— PROBLEM DESCRIPTION —
Copy all the data exactly, except the pictures.

— DATA BLOCK —
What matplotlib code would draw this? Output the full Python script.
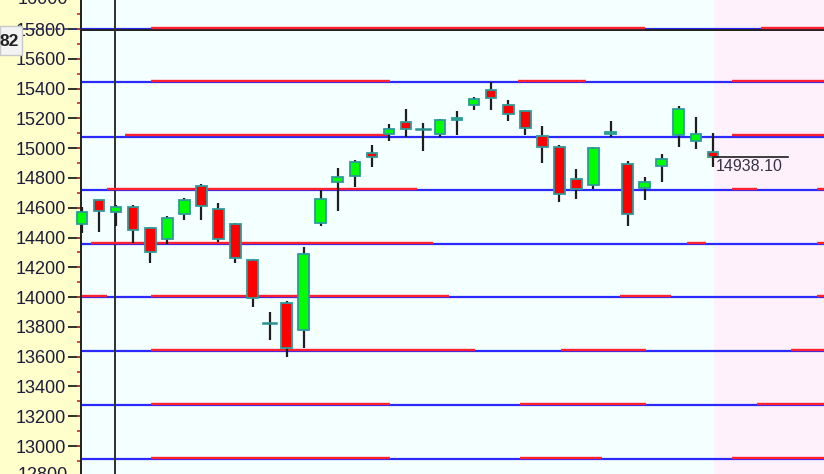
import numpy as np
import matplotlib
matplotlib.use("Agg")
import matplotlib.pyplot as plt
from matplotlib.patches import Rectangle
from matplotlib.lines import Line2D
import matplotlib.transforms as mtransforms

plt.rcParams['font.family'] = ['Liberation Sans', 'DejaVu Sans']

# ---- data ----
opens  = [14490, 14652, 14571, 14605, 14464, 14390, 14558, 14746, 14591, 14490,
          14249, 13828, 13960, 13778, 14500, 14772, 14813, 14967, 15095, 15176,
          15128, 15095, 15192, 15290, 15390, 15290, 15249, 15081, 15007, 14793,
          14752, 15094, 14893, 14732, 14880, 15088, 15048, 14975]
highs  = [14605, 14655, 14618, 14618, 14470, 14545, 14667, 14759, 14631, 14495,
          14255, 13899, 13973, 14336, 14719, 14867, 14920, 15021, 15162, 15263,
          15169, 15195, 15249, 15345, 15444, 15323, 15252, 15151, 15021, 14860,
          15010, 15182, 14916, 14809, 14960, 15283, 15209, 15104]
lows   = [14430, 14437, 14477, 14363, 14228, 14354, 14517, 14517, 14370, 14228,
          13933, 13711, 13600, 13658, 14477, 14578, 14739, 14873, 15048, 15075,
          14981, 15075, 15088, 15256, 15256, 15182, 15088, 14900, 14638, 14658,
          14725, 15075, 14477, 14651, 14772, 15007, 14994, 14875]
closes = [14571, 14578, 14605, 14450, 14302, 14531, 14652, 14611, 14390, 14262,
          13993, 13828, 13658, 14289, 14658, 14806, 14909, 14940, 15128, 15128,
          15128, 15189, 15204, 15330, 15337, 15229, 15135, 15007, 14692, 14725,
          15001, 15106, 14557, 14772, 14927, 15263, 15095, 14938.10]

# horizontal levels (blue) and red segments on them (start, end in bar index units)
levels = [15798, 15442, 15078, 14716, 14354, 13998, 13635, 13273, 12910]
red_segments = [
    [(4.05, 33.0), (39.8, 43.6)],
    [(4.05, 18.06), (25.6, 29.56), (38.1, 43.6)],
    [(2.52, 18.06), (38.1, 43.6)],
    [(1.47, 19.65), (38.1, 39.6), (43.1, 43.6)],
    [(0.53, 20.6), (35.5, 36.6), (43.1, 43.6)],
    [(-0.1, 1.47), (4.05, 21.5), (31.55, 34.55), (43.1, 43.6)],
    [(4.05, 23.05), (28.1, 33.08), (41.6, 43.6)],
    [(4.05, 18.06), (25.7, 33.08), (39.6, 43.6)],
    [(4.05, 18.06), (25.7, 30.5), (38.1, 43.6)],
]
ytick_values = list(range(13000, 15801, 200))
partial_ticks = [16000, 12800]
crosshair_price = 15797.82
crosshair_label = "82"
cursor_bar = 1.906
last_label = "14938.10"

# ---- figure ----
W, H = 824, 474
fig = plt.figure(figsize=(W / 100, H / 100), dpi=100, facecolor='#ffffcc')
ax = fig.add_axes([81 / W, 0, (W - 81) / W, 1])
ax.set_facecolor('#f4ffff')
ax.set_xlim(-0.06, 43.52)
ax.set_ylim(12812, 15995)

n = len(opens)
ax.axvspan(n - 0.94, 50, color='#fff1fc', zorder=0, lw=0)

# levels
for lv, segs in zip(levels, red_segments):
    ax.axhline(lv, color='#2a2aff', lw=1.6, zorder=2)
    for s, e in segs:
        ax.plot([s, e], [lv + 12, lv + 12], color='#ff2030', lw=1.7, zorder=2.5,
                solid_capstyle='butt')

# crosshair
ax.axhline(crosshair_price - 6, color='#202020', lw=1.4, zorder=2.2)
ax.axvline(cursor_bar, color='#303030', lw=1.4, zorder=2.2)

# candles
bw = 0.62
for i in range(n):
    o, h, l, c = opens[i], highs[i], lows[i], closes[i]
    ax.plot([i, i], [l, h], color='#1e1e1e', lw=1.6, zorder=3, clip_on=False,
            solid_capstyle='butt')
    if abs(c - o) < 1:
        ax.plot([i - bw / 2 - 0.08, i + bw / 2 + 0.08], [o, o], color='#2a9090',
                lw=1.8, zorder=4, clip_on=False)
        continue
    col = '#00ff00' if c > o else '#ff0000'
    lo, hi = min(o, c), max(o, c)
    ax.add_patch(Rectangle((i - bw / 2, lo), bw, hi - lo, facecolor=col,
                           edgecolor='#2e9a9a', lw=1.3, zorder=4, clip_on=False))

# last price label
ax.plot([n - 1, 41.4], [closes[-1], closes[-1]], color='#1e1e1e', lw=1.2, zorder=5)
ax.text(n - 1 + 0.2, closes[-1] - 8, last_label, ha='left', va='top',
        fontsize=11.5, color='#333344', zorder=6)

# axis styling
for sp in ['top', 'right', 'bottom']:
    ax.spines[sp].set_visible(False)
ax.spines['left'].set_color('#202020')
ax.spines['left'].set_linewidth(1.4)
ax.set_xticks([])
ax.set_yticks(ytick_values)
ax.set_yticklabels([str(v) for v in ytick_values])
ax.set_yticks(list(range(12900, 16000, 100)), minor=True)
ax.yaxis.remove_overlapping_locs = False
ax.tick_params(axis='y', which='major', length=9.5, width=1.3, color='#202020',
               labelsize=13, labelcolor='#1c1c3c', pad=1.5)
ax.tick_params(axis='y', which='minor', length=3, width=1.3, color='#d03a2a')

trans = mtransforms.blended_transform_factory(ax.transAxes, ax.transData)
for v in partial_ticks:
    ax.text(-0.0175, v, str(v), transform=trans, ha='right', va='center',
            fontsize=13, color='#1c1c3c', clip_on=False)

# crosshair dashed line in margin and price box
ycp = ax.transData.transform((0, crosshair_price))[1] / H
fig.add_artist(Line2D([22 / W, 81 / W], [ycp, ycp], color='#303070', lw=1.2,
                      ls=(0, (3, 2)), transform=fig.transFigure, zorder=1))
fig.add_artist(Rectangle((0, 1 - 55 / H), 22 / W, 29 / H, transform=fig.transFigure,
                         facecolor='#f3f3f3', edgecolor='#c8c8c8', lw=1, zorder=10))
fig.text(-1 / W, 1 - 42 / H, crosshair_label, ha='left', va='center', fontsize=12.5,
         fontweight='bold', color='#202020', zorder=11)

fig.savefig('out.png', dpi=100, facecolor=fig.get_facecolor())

— PROBLEM SOLUTION —
What matplotlib code would draw this? Output the full Python script.
import numpy as np
import matplotlib
matplotlib.use("Agg")
import matplotlib.pyplot as plt
from matplotlib.patches import Rectangle
from matplotlib.lines import Line2D
import matplotlib.transforms as mtransforms

plt.rcParams['font.family'] = ['Liberation Sans', 'DejaVu Sans']

# ---- data ----
opens  = [14490, 14652, 14571, 14605, 14464, 14390, 14558, 14746, 14591, 14490,
          14249, 13828, 13960, 13778, 14500, 14772, 14813, 14967, 15095, 15176,
          15128, 15095, 15192, 15290, 15390, 15290, 15249, 15081, 15007, 14793,
          14752, 15094, 14893, 14732, 14880, 15088, 15048, 14975]
highs  = [14605, 14655, 14618, 14618, 14470, 14545, 14667, 14759, 14631, 14495,
          14255, 13899, 13973, 14336, 14719, 14867, 14920, 15021, 15162, 15263,
          15169, 15195, 15249, 15345, 15444, 15323, 15252, 15151, 15021, 14860,
          15010, 15182, 14916, 14809, 14960, 15283, 15209, 15104]
lows   = [14430, 14437, 14477, 14363, 14228, 14354, 14517, 14517, 14370, 14228,
          13933, 13711, 13600, 13658, 14477, 14578, 14739, 14873, 15048, 15075,
          14981, 15075, 15088, 15256, 15256, 15182, 15088, 14900, 14638, 14658,
          14725, 15075, 14477, 14651, 14772, 15007, 14994, 14875]
closes = [14571, 14578, 14605, 14450, 14302, 14531, 14652, 14611, 14390, 14262,
          13993, 13828, 13658, 14289, 14658, 14806, 14909, 14940, 15128, 15128,
          15128, 15189, 15204, 15330, 15337, 15229, 15135, 15007, 14692, 14725,
          15001, 15106, 14557, 14772, 14927, 15263, 15095, 14938.10]

# horizontal levels (blue) and red segments on them (start, end in bar index units)
levels = [15798, 15442, 15078, 14716, 14354, 13998, 13635, 13273, 12910]
red_segments = [
    [(4.05, 33.0), (39.8, 43.6)],
    [(4.05, 18.06), (25.6, 29.56), (38.1, 43.6)],
    [(2.52, 18.06), (38.1, 43.6)],
    [(1.47, 19.65), (38.1, 39.6), (43.1, 43.6)],
    [(0.53, 20.6), (35.5, 36.6), (43.1, 43.6)],
    [(-0.1, 1.47), (4.05, 21.5), (31.55, 34.55), (43.1, 43.6)],
    [(4.05, 23.05), (28.1, 33.08), (41.6, 43.6)],
    [(4.05, 18.06), (25.7, 33.08), (39.6, 43.6)],
    [(4.05, 18.06), (25.7, 30.5), (38.1, 43.6)],
]
ytick_values = list(range(13000, 15801, 200))
partial_ticks = [16000, 12800]
crosshair_price = 15797.82
crosshair_label = "82"
cursor_bar = 1.906
last_label = "14938.10"

# ---- figure ----
W, H = 824, 474
fig = plt.figure(figsize=(W / 100, H / 100), dpi=100, facecolor='#ffffcc')
ax = fig.add_axes([81 / W, 0, (W - 81) / W, 1])
ax.set_facecolor('#f4ffff')
ax.set_xlim(-0.06, 43.52)
ax.set_ylim(12812, 15995)

n = len(opens)
ax.axvspan(n - 0.94, 50, color='#fff1fc', zorder=0, lw=0)

# levels
for lv, segs in zip(levels, red_segments):
    ax.axhline(lv, color='#2a2aff', lw=1.6, zorder=2)
    for s, e in segs:
        ax.plot([s, e], [lv + 12, lv + 12], color='#ff2030', lw=1.7, zorder=2.5,
                solid_capstyle='butt')

# crosshair
ax.axhline(crosshair_price - 6, color='#202020', lw=1.4, zorder=2.2)
ax.axvline(cursor_bar, color='#303030', lw=1.4, zorder=2.2)

# candles
bw = 0.62
for i in range(n):
    o, h, l, c = opens[i], highs[i], lows[i], closes[i]
    ax.plot([i, i], [l, h], color='#1e1e1e', lw=1.6, zorder=3, clip_on=False,
            solid_capstyle='butt')
    if abs(c - o) < 1:
        ax.plot([i - bw / 2 - 0.08, i + bw / 2 + 0.08], [o, o], color='#2a9090',
                lw=1.8, zorder=4, clip_on=False)
        continue
    col = '#00ff00' if c > o else '#ff0000'
    lo, hi = min(o, c), max(o, c)
    ax.add_patch(Rectangle((i - bw / 2, lo), bw, hi - lo, facecolor=col,
                           edgecolor='#2e9a9a', lw=1.3, zorder=4, clip_on=False))

# last price label
ax.plot([n - 1, 41.4], [closes[-1], closes[-1]], color='#1e1e1e', lw=1.2, zorder=5)
ax.text(n - 1 + 0.2, closes[-1] - 8, last_label, ha='left', va='top',
        fontsize=11.5, color='#333344', zorder=6)

# axis styling
for sp in ['top', 'right', 'bottom']:
    ax.spines[sp].set_visible(False)
ax.spines['left'].set_color('#202020')
ax.spines['left'].set_linewidth(1.4)
ax.set_xticks([])
ax.set_yticks(ytick_values)
ax.set_yticklabels([str(v) for v in ytick_values])
ax.set_yticks(list(range(12900, 16000, 100)), minor=True)
ax.yaxis.remove_overlapping_locs = False
ax.tick_params(axis='y', which='major', length=9.5, width=1.3, color='#202020',
               labelsize=13, labelcolor='#1c1c3c', pad=1.5)
ax.tick_params(axis='y', which='minor', length=3, width=1.3, color='#d03a2a')

trans = mtransforms.blended_transform_factory(ax.transAxes, ax.transData)
for v in partial_ticks:
    ax.text(-0.0175, v, str(v), transform=trans, ha='right', va='center',
            fontsize=13, color='#1c1c3c', clip_on=False)

# crosshair dashed line in margin and price box
ycp = ax.transData.transform((0, crosshair_price))[1] / H
fig.add_artist(Line2D([22 / W, 81 / W], [ycp, ycp], color='#303070', lw=1.2,
                      ls=(0, (3, 2)), transform=fig.transFigure, zorder=1))
fig.add_artist(Rectangle((0, 1 - 55 / H), 22 / W, 29 / H, transform=fig.transFigure,
                         facecolor='#f3f3f3', edgecolor='#c8c8c8', lw=1, zorder=10))
fig.text(-1 / W, 1 - 42 / H, crosshair_label, ha='left', va='center', fontsize=12.5,
         fontweight='bold', color='#202020', zorder=11)

fig.savefig('out.png', dpi=100, facecolor=fig.get_facecolor())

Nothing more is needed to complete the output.